→ DIRECTIVE
All entries below need to be written out exactly, but without their pictures.

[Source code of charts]

* Start *

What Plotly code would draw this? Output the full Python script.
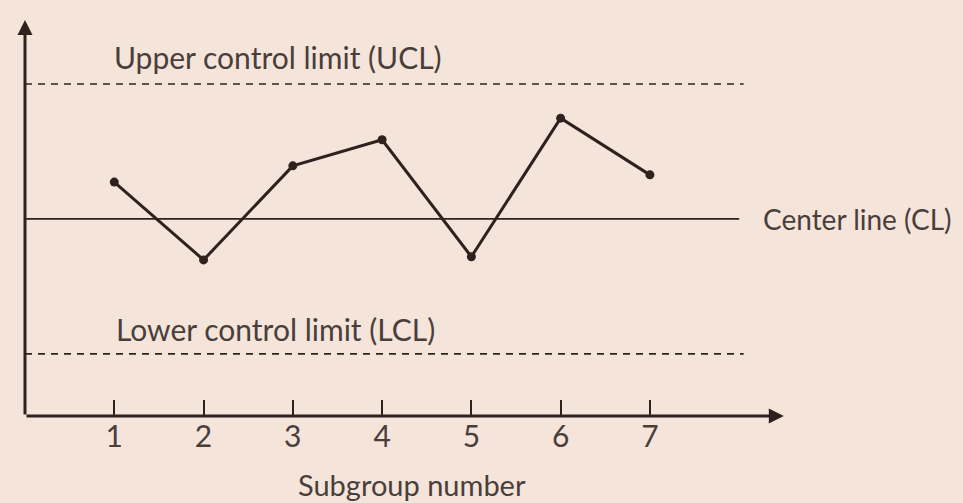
import plotly.graph_objects as go

subgroups = [1, 2, 3, 4, 5, 6, 7]
values = [0.82, -0.91, 1.18, 1.76, -0.84, 2.24, 0.98]
tick_labels = ["1", "2", "3", "4", "5", "6", "7"]
center_line = 0.0
ucl = 3.0
lcl = -3.0
axis_y = -4.38
x_end = 8.5
y_top = 4.42
line_end = 8.05

ink = "#2f221e"
text_col = "#4a3e3a"
bg = "#f4e4da"
font_family = "Lato, Open Sans, sans-serif"

fig = go.Figure()

# control limits
fig.add_trace(go.Scatter(x=[0, line_end], y=[ucl, ucl], mode="lines",
                         line=dict(color=ink, width=1.6, dash="7px,6px"), hoverinfo="skip"))
fig.add_trace(go.Scatter(x=[0, line_end], y=[lcl, lcl], mode="lines",
                         line=dict(color=ink, width=1.6, dash="7px,6px"), hoverinfo="skip"))
fig.add_trace(go.Scatter(x=[0, 8.0], y=[center_line, center_line], mode="lines",
                         line=dict(color=ink, width=1.8), hoverinfo="skip"))

# data
fig.add_trace(go.Scatter(x=subgroups, y=values, mode="lines+markers",
                         line=dict(color=ink, width=3),
                         marker=dict(color=ink, size=9)))

annotations = [
    # x axis arrow
    dict(x=x_end, y=axis_y, ax=0, ay=axis_y, xref="x", yref="y", axref="x", ayref="y",
         showarrow=True, arrowhead=2, arrowsize=1, arrowwidth=3, arrowcolor=ink, text=""),
    # y axis arrow
    dict(x=0, y=y_top, ax=0, ay=axis_y, xref="x", yref="y", axref="x", ayref="y",
         showarrow=True, arrowhead=2, arrowsize=1, arrowwidth=3, arrowcolor=ink, text=""),
    dict(x=0.98, y=3.6, xref="x", yref="y", text="Upper control limit (UCL)", showarrow=False,
         xanchor="left", yanchor="middle", font=dict(size=30, color=text_col, family=font_family)),
    dict(x=1.0, y=-2.45, xref="x", yref="y", text="Lower control limit (LCL)", showarrow=False,
         xanchor="left", yanchor="middle", font=dict(size=30, color=text_col, family=font_family)),
    dict(x=8.24, y=0, xref="x", yref="y", text="Center line (CL)", showarrow=False,
         xanchor="left", yanchor="middle", font=dict(size=28, color=text_col, family=font_family)),
    dict(x=4.33, y=-0.165, xref="x", yref="paper", text="Subgroup number", showarrow=False,
         xanchor="center", yanchor="middle", font=dict(size=29, color=text_col, family=font_family)),
]

fig.update_layout(
    width=963, height=503,
    margin=dict(l=25, r=0, t=0, b=87),
    paper_bgcolor=bg, plot_bgcolor=bg,
    showlegend=False,
    annotations=annotations,
    xaxis=dict(range=[0, 10.507], showgrid=False, zeroline=False, showline=False,
               tickvals=subgroups, ticktext=tick_labels, ticks="inside", ticklen=16,
               tickwidth=2, tickcolor=ink,
               tickfont=dict(size=30, color=text_col, family=font_family)),
    yaxis=dict(range=[axis_y, 4.867], showgrid=False, zeroline=False, showline=False,
               showticklabels=False, ticks=""),
)

fig.write_html("out.html", config={"displayModeBar": False},
               post_script="document.body.style.margin='0';")
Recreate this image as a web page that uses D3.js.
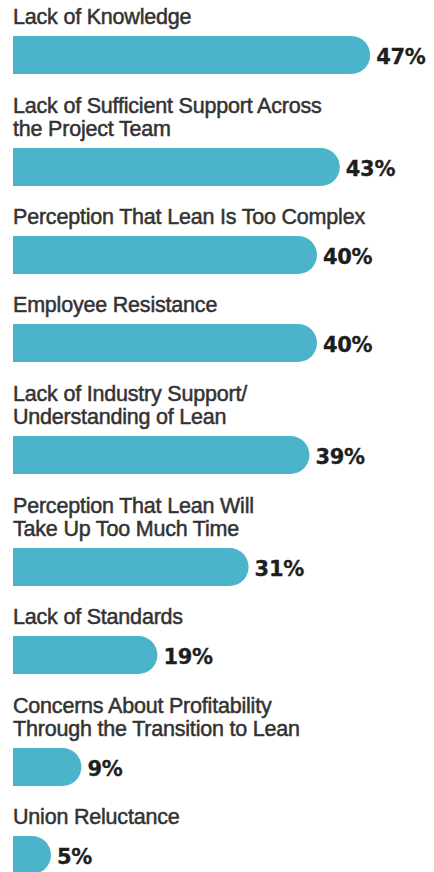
<!DOCTYPE html>
<html>
<head>
<meta charset="utf-8">
<script src="https://cdn.jsdelivr.net/npm/d3@7/dist/d3.min.js"></script>
<style>
  html, body { margin: 0; padding: 0; background: #ffffff; }
  svg { display: block; }
</style>
</head>
<body>
<div id="chart"></div>
<script>
// ---- data ----
const categories = [
  ["Lack of Knowledge"],
  ["Lack of Sufficient Support Across", "the Project Team"],
  ["Perception That Lean Is Too Complex"],
  ["Employee Resistance"],
  ["Lack of Industry Support/", "Understanding of Lean"],
  ["Perception That Lean Will", "Take Up Too Much Time"],
  ["Lack of Standards"],
  ["Concerns About Profitability", "Through the Transition to Lean"],
  ["Union Reluctance"]
];
const values = [47, 43, 40, 40, 39, 31, 19, 9, 5];
const valueLabels = ["47%", "43%", "40%", "40%", "39%", "31%", "19%", "9%", "5%"];

// ---- layout ----
const W = 434, H = 872;
const left = 13;
const barH = 38;
const firstTop = 36;
const stepOne = 88;
const lineH = 24;

const svg = d3.select("#chart").append("svg")
  .attr("width", W).attr("height", H);

const x = d3.scaleLinear().domain([0, 100]).range([0, 760]);

// compute bar tops from label line counts
const tops = [];
let t = firstTop;
categories.forEach((c, i) => {
  if (i > 0) t += stepOne + (c.length - 1) * lineH;
  tops.push(t);
});

const data = values.map((v, i) => ({ v, lines: categories[i], label: valueLabels[i], top: tops[i] }));

const g = svg.selectAll("g.item").data(data).enter().append("g").attr("class", "item");

// category labels
g.each(function(d) {
  const sel = d3.select(this);
  const n = d.lines.length;
  d.lines.forEach((ln, j) => {
    sel.append("text")
      .attr("x", left)
      .attr("y", d.top - 12 - (n - 1 - j) * 23)
      .attr("font-family", "'Liberation Sans', Arial, sans-serif")
      .attr("font-size", 21.5)
      .attr("letter-spacing", -0.2)
      .attr("fill", "#333333")
      .attr("stroke", "#333333")
      .attr("stroke-width", 0.5)
      .text(ln);
  });
});

// bars: square left end, rounded right end
g.append("path")
  .attr("fill", "#4bb4cb")
  .attr("d", d => {
    const w = x(d.v);
    const r = barH / 2;
    const x0 = left, y0 = d.top;
    const xe = x0 + w - r;
    return `M${x0},${y0} H${xe} A${r},${r} 0 0 1 ${xe},${y0 + barH} H${x0} Z`;
  });

// value labels
g.append("text")
  .attr("x", d => left + x(d.v) + 6)
  .attr("y", d => d.top + barH / 2 + 9)
  .attr("font-family", "'DejaVu Sans', sans-serif")
  .attr("font-weight", "bold")
  .attr("font-size", 21)
  .attr("letter-spacing", -0.3)
  .attr("fill", "#1e1e1e")
  .attr("stroke", "#1e1e1e")
  .attr("stroke-width", 0.3)
  .text(d => d.label);
</script>
</body>
</html>
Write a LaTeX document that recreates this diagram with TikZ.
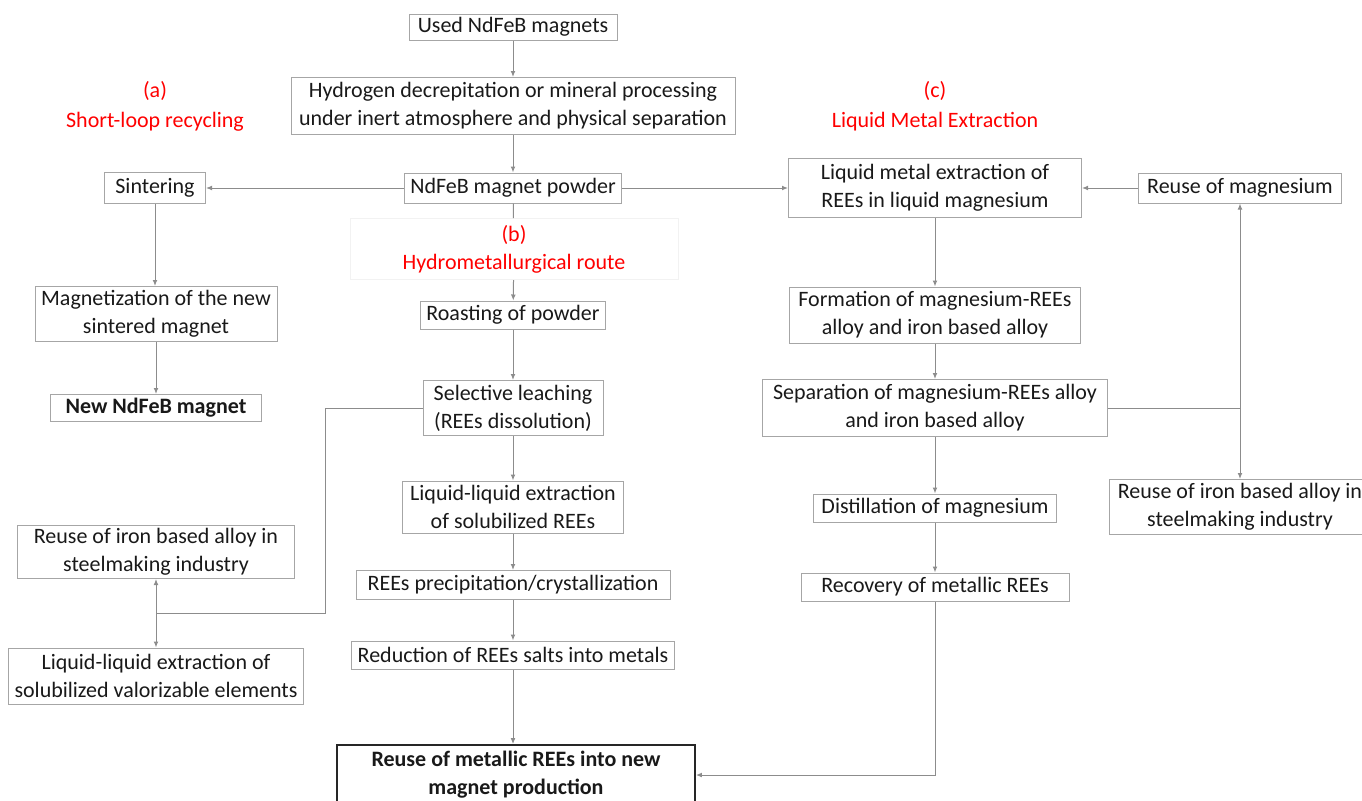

* End *

→ CORRECT OUTPUT
What Plotly code would draw this? Output the full Python script.
import plotly.graph_objects as go

subgroups = [1, 2, 3, 4, 5, 6, 7]
values = [0.82, -0.91, 1.18, 1.76, -0.84, 2.24, 0.98]
tick_labels = ["1", "2", "3", "4", "5", "6", "7"]
center_line = 0.0
ucl = 3.0
lcl = -3.0
axis_y = -4.38
x_end = 8.5
y_top = 4.42
line_end = 8.05

ink = "#2f221e"
text_col = "#4a3e3a"
bg = "#f4e4da"
font_family = "Lato, Open Sans, sans-serif"

fig = go.Figure()

# control limits
fig.add_trace(go.Scatter(x=[0, line_end], y=[ucl, ucl], mode="lines",
                         line=dict(color=ink, width=1.6, dash="7px,6px"), hoverinfo="skip"))
fig.add_trace(go.Scatter(x=[0, line_end], y=[lcl, lcl], mode="lines",
                         line=dict(color=ink, width=1.6, dash="7px,6px"), hoverinfo="skip"))
fig.add_trace(go.Scatter(x=[0, 8.0], y=[center_line, center_line], mode="lines",
                         line=dict(color=ink, width=1.8), hoverinfo="skip"))

# data
fig.add_trace(go.Scatter(x=subgroups, y=values, mode="lines+markers",
                         line=dict(color=ink, width=3),
                         marker=dict(color=ink, size=9)))

annotations = [
    # x axis arrow
    dict(x=x_end, y=axis_y, ax=0, ay=axis_y, xref="x", yref="y", axref="x", ayref="y",
         showarrow=True, arrowhead=2, arrowsize=1, arrowwidth=3, arrowcolor=ink, text=""),
    # y axis arrow
    dict(x=0, y=y_top, ax=0, ay=axis_y, xref="x", yref="y", axref="x", ayref="y",
         showarrow=True, arrowhead=2, arrowsize=1, arrowwidth=3, arrowcolor=ink, text=""),
    dict(x=0.98, y=3.6, xref="x", yref="y", text="Upper control limit (UCL)", showarrow=False,
         xanchor="left", yanchor="middle", font=dict(size=30, color=text_col, family=font_family)),
    dict(x=1.0, y=-2.45, xref="x", yref="y", text="Lower control limit (LCL)", showarrow=False,
         xanchor="left", yanchor="middle", font=dict(size=30, color=text_col, family=font_family)),
    dict(x=8.24, y=0, xref="x", yref="y", text="Center line (CL)", showarrow=False,
         xanchor="left", yanchor="middle", font=dict(size=28, color=text_col, family=font_family)),
    dict(x=4.33, y=-0.165, xref="x", yref="paper", text="Subgroup number", showarrow=False,
         xanchor="center", yanchor="middle", font=dict(size=29, color=text_col, family=font_family)),
]

fig.update_layout(
    width=963, height=503,
    margin=dict(l=25, r=0, t=0, b=87),
    paper_bgcolor=bg, plot_bgcolor=bg,
    showlegend=False,
    annotations=annotations,
    xaxis=dict(range=[0, 10.507], showgrid=False, zeroline=False, showline=False,
               tickvals=subgroups, ticktext=tick_labels, ticks="inside", ticklen=16,
               tickwidth=2, tickcolor=ink,
               tickfont=dict(size=30, color=text_col, family=font_family)),
    yaxis=dict(range=[axis_y, 4.867], showgrid=False, zeroline=False, showline=False,
               showticklabels=False, ticks=""),
)

fig.write_html("out.html", config={"displayModeBar": False},
               post_script="document.body.style.margin='0';")
Recreate this image as a web page that uses D3.js.
<!DOCTYPE html>
<html>
<head>
<meta charset="utf-8">
<script src="https://cdn.jsdelivr.net/npm/d3@7/dist/d3.min.js"></script>
<style>
  html, body { margin: 0; padding: 0; background: #ffffff; }
  svg { display: block; }
</style>
</head>
<body>
<div id="chart"></div>
<script>
// ---- data ----
const categories = [
  ["Lack of Knowledge"],
  ["Lack of Sufficient Support Across", "the Project Team"],
  ["Perception That Lean Is Too Complex"],
  ["Employee Resistance"],
  ["Lack of Industry Support/", "Understanding of Lean"],
  ["Perception That Lean Will", "Take Up Too Much Time"],
  ["Lack of Standards"],
  ["Concerns About Profitability", "Through the Transition to Lean"],
  ["Union Reluctance"]
];
const values = [47, 43, 40, 40, 39, 31, 19, 9, 5];
const valueLabels = ["47%", "43%", "40%", "40%", "39%", "31%", "19%", "9%", "5%"];

// ---- layout ----
const W = 434, H = 872;
const left = 13;
const barH = 38;
const firstTop = 36;
const stepOne = 88;
const lineH = 24;

const svg = d3.select("#chart").append("svg")
  .attr("width", W).attr("height", H);

const x = d3.scaleLinear().domain([0, 100]).range([0, 760]);

// compute bar tops from label line counts
const tops = [];
let t = firstTop;
categories.forEach((c, i) => {
  if (i > 0) t += stepOne + (c.length - 1) * lineH;
  tops.push(t);
});

const data = values.map((v, i) => ({ v, lines: categories[i], label: valueLabels[i], top: tops[i] }));

const g = svg.selectAll("g.item").data(data).enter().append("g").attr("class", "item");

// category labels
g.each(function(d) {
  const sel = d3.select(this);
  const n = d.lines.length;
  d.lines.forEach((ln, j) => {
    sel.append("text")
      .attr("x", left)
      .attr("y", d.top - 12 - (n - 1 - j) * 23)
      .attr("font-family", "'Liberation Sans', Arial, sans-serif")
      .attr("font-size", 21.5)
      .attr("letter-spacing", -0.2)
      .attr("fill", "#333333")
      .attr("stroke", "#333333")
      .attr("stroke-width", 0.5)
      .text(ln);
  });
});

// bars: square left end, rounded right end
g.append("path")
  .attr("fill", "#4bb4cb")
  .attr("d", d => {
    const w = x(d.v);
    const r = barH / 2;
    const x0 = left, y0 = d.top;
    const xe = x0 + w - r;
    return `M${x0},${y0} H${xe} A${r},${r} 0 0 1 ${xe},${y0 + barH} H${x0} Z`;
  });

// value labels
g.append("text")
  .attr("x", d => left + x(d.v) + 6)
  .attr("y", d => d.top + barH / 2 + 9)
  .attr("font-family", "'DejaVu Sans', sans-serif")
  .attr("font-weight", "bold")
  .attr("font-size", 21)
  .attr("letter-spacing", -0.3)
  .attr("fill", "#1e1e1e")
  .attr("stroke", "#1e1e1e")
  .attr("stroke-width", 0.3)
  .text(d => d.label);
</script>
</body>
</html>
Write a LaTeX document that recreates this diagram with TikZ.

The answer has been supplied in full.